4. From this power in the Constitution I pass to another, also in the Constitution, supplied by the second clause of the Constitutional Amendment. It is there provided that Congress shall “enforce” the abolition of Slavery by “appropriate legislation.” Here, according to all rules of interpretation and the judgments of the Supreme Court, Congress is empowered to do what in its discretion seems best to this end. It may adopt any “means” which seem “appropriate.” It may select any weapon in the arsenal. I do not stop to cite judgments of the Court, or to dwell on this power. The case is clear, and I challenge contradiction. As the grant is recent, it is not open to any suggestion of loss or waiver by desuetude or non-user. It is fresh as the abolition of Slavery itself, and at this moment is just as vital. You may as well deny the one as the other.
Here, even at the cost of repetition, allow me to remind you that already, during the present session, the Senate, in pursuance of this power, has undertaken to pass “a bill to protect all persons in the United States in their civil rights, and furnish the means of their vindication.” The declared object of the bill, in its very title, is the protection of all persons in the United States in their civil rights; and this object is carried out by the following provision:—
“There shall be no discrimination in civil rights or immunities among the inhabitants of any State or Territory of the United States on account of race, color, or previous condition of slavery.”
The bill proceeds to provide machinery and penalties for the enforcement of this prohibition. Mark, if you please, that this is not merely in the Rebel States, nor even in the States where Slavery was recently abolished, but everywhere throughout the United States. All this is done by virtue of that very clause of the Constitutional Amendment which I adduce. It is done by Congress, in the exercise of its discretion, in order to “enforce” the abolition of Slavery. It is the “means” which Congress adopts. It is the weapon which Congress selects from the arsenal. But surely, if Congress, in order to “enforce” the abolition of Slavery, can secure all persons throughout the United States in civil rights, it can, out of the same abundant power, secure all persons throughout the United States in political rights; and this is precisely what is proposed by the bill of the Senator from Illinois. My own proposition, as I now present it, aims for the present at securing political rights throughout the Rebel States; but the irresistible argument is the same in each case. Each is to “enforce” the abolition of Slavery.
I do not stop to exhibit the elective franchise as essential to the security of the freedman, without which he will be the prey of Slavery in some new form, and cannot rise to the stature of manhood. In opening this debate I presented the argument fully. Suffice it to say, that Emancipation will fail in beneficence, if you do not assure to the former slave all the rights of the citizen. Until you do this, your work will be only half done, and the freedman only half a man.
Such, Sir, are four sources of power,—each ample: first, the necessity of the case, as with Territories, where there is no other jurisdiction; secondly, the rights of war, under which all needful safeguards for the future may be required; thirdly, the duty to guaranty to every State in the Union a republican form of government; and, fourthly, the authority to “enforce” the abolition of Slavery by “appropriate legislation.” Out of each and all Congress may derive its power. It only remains that it should act as becomes the representatives of the American people.

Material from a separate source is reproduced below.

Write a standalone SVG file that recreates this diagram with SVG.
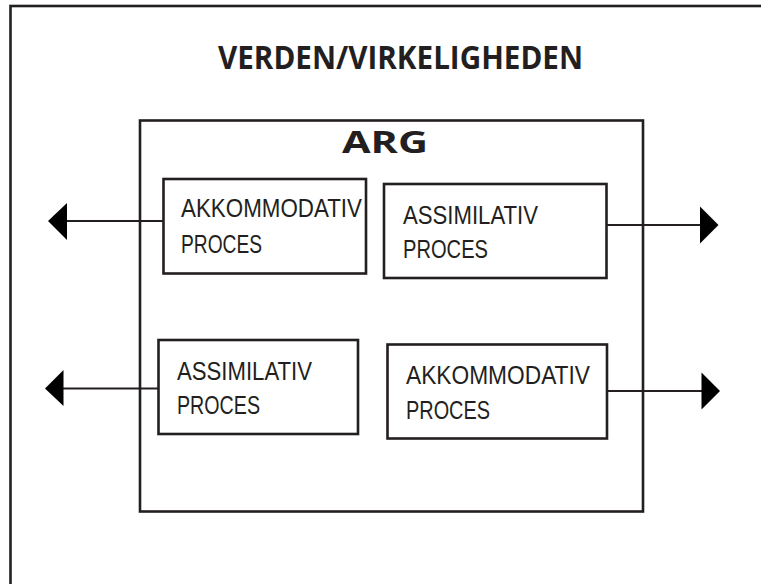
<svg xmlns="http://www.w3.org/2000/svg" width="761" height="584" viewBox="0 0 761 584">
  <style>
    .frame { fill: none; stroke: #231f20; stroke-width: 2.6; }
    .box { fill: #ffffff; stroke: #231f20; stroke-width: 2.6; }
    .link { fill: none; stroke: #231f20; stroke-width: 2.2; }
    .head { fill: #000000; }
    .title { font-family: "Open Sans", "Liberation Sans", sans-serif; font-weight: bold; fill: #231f20; }
    .label { font-family: "Liberation Sans", Arial, sans-serif; font-size: 25px; fill: #231f20; }
  </style>

  <rect x="0" y="0" width="761" height="584" fill="#ffffff"/>

  <!-- outer world frame, continues past the canvas edge -->
  <g id="world">
    <rect class="frame" x="10.5" y="6" width="800" height="640"/>
    <text class="title" x="218" y="68.5" font-size="32" textLength="365" lengthAdjust="spacingAndGlyphs">VERDEN/VIRKELIGHEDEN</text>
  </g>

  <!-- connectors: drawn before the boxes so they start at the box edges -->
  <g id="connectors">
    <line class="link" x1="163" y1="221" x2="64" y2="221"/>
    <polygon class="head" points="48,221 67,203 67,240"/>

    <line class="link" x1="607" y1="225" x2="702" y2="225"/>
    <polygon class="head" points="718.5,225 700,206.5 700,243.5"/>

    <line class="link" x1="158" y1="388.5" x2="60" y2="388.5"/>
    <polygon class="head" points="45,388.5 63.5,370 63.5,406"/>

    <line class="link" x1="607" y1="391" x2="704" y2="391"/>
    <polygon class="head" points="720,391 701.5,372.5 701.5,409.5"/>
  </g>

  <g id="arg">
    <rect class="frame" x="140" y="120.5" width="503" height="391"/>
    <text class="title" x="342" y="153" font-size="30" textLength="86" lengthAdjust="spacingAndGlyphs">ARG</text>
  </g>

  <g id="akkommodativ-top">
    <rect class="box" x="163.5" y="179" width="202.5" height="94.5"/>
    <text class="label" x="181" y="217" textLength="181" lengthAdjust="spacingAndGlyphs">AKKOMMODATIV</text>
    <text class="label" x="181" y="253" textLength="81" lengthAdjust="spacingAndGlyphs">PROCES</text>
  </g>

  <g id="assimilativ-top">
    <rect class="box" x="384" y="184" width="222.5" height="94"/>
    <text class="label" x="403" y="224" textLength="135" lengthAdjust="spacingAndGlyphs">ASSIMILATIV</text>
    <text class="label" x="403" y="258" textLength="85" lengthAdjust="spacingAndGlyphs">PROCES</text>
  </g>

  <g id="assimilativ-bottom">
    <rect class="box" x="158.5" y="340" width="199.5" height="94"/>
    <text class="label" x="177" y="379.5" textLength="135" lengthAdjust="spacingAndGlyphs">ASSIMILATIV</text>
    <text class="label" x="177" y="413.5" textLength="83" lengthAdjust="spacingAndGlyphs">PROCES</text>
  </g>

  <g id="akkommodativ-bottom">
    <rect class="box" x="387.5" y="344.5" width="219.5" height="94"/>
    <text class="label" x="406" y="384" textLength="184" lengthAdjust="spacingAndGlyphs">AKKOMMODATIV</text>
    <text class="label" x="406" y="418.5" textLength="84" lengthAdjust="spacingAndGlyphs">PROCES</text>
  </g>
</svg>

Mr. President, as I am about to close, allow me to remind you once more, that, from the nature of the case and from the character of your obligations, the work of Emancipation must be completed by the National Government. It cannot be left to become the sport of sectional prejudice or wayward passion. It began with you, and it is for you to give it that final assurance to be found only in Enfranchisement. It is for you to “maintain” the former slave in the liberty he received at your hands. Such a duty cannot be renounced or delegated. It must be sacredly performed by the National Government, according to its original pledge in the Proclamation of Emancipation, and according to all the suggestions of reason. Humanity, too, joins in the cry. You cannot consent that the child Emancipation, born of your breath, shall be surrendered to the custody of enemies. Take it in your arms, I entreat you, and nurse it into strength. Be instructed by the examples of history, teaching that the masters of slaves cannot be trusted to legislate for them,—a conclusion announced by the best English statesmen, speaking from their experience, in words which I have often quoted. I refer to the concurring voice of Edmund Burke, George Canning, and Henry Brougham. Thus, by testimony as well as by reason, in harmony with the national pledge, we are admonished that the work must be done by the Nation.
Do not say that you have not the power, when the will only is needed. It is the part of a good judge to amplify his jurisdiction: Boni judicis est ampliare jurisdictionem. Such is an approved maxim of law, handed down from early days. Kindred in character are other maxims, which enjoin the duty of inclining always in favor of Liberty, to the extent of catching at anything, even a twine thread, by which to save it. But on this occasion the good Congress need not amplify its jurisdiction. Enough, if it enforces what plainly exists. It need not catch at any twine thread to save Liberty. The great cables of the Constitution, with mighty anchors, are at command.